Asian Americans in the Obama Coalition

Asian Americans gave Barack Obama overwhelming support on November 6.  Their joining the Obama coalition was newsworthy, but not a surprise.  Asian Americans voted for Obama in 2008 and have a variety of liberal-leaning opinions.

Although the percentage of the electorate didn’t increase from 2008, the Asian American community increased their support for Obama by 11 percentage points.  The 73 percent support exceeded the Latino community’s 71 percent support.

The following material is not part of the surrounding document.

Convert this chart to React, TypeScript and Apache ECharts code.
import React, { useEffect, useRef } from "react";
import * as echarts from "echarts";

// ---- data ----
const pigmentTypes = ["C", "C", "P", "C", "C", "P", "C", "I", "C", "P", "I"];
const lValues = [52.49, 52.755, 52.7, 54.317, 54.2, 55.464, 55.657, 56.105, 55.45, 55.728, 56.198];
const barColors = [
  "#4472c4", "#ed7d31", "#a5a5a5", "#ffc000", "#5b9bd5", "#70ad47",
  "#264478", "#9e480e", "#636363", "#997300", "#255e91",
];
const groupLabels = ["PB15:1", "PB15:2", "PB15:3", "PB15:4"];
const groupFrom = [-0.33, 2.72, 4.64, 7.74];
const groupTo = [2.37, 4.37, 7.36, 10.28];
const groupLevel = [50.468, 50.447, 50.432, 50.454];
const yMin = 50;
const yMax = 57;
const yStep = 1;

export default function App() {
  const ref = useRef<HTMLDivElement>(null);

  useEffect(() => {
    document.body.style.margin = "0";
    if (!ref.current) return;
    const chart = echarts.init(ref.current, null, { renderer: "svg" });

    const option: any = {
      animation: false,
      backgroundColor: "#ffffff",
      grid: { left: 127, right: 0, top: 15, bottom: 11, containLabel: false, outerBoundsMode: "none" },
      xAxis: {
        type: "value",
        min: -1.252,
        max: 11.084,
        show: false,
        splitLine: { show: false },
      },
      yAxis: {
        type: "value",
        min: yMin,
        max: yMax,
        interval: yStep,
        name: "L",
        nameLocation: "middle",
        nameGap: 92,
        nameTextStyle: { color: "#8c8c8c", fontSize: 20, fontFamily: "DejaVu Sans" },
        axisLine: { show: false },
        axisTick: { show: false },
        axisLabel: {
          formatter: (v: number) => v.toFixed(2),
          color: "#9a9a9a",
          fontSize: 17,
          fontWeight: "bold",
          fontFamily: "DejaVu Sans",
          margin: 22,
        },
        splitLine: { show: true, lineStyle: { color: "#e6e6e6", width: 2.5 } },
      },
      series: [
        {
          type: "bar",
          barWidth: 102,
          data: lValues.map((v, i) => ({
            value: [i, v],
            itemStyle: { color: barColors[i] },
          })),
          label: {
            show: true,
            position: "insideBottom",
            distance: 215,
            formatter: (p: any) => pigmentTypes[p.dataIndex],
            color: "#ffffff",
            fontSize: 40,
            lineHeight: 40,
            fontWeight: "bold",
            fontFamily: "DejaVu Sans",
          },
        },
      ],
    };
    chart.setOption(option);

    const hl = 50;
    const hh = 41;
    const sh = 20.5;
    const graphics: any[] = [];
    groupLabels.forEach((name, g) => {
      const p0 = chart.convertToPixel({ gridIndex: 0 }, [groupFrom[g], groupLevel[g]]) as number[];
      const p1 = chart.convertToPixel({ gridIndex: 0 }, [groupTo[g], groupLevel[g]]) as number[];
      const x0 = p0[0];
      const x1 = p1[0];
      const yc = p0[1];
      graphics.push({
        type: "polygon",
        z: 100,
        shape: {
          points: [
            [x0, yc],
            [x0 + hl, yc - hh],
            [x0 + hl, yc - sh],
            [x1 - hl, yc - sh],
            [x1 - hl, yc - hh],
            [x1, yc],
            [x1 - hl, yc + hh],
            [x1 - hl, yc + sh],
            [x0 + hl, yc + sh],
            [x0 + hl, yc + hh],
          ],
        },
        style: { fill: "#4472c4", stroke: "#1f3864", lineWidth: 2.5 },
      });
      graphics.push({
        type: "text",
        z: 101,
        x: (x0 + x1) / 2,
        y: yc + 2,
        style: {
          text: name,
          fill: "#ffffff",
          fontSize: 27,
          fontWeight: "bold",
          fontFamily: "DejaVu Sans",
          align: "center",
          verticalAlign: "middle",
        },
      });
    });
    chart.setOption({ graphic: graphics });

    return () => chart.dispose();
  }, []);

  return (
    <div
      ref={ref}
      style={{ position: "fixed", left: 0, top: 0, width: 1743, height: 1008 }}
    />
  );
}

Bill Clinton only received 31 percent of the Asian American vote in 1992.  A variety of explanations are offered for the dramatic shift.
  1. Asian Americans often reside in deep blue states and pick up the political attitudes of the area.
  2. On a variety of measures, Asian Americans are liberal, supporting Obamacare and preferring more to less government.
  3. Asian Americans are not homogenous in their political orientation.  The exceptionally high level of support registered in 2012 could be an exit poll artifact even though they clearly lean Democratic.
  4. Many Asian Americans are highly educated and may assimilate the political attitudes of America’s educated elites.
  5. Democrats have offered appointments and been solicitous of the community the last two decades.
  6. Republican anti-immigrant rhetoric has alienated the community.
Asian Americans now join the 28 percent of the non-White U.S. electorate, which mostly supported Obama.  He received an 80 percent level of support on average (African American voters gave Obama 93% of their vote).  Non-White voters represented more than two-fifths of his coalition.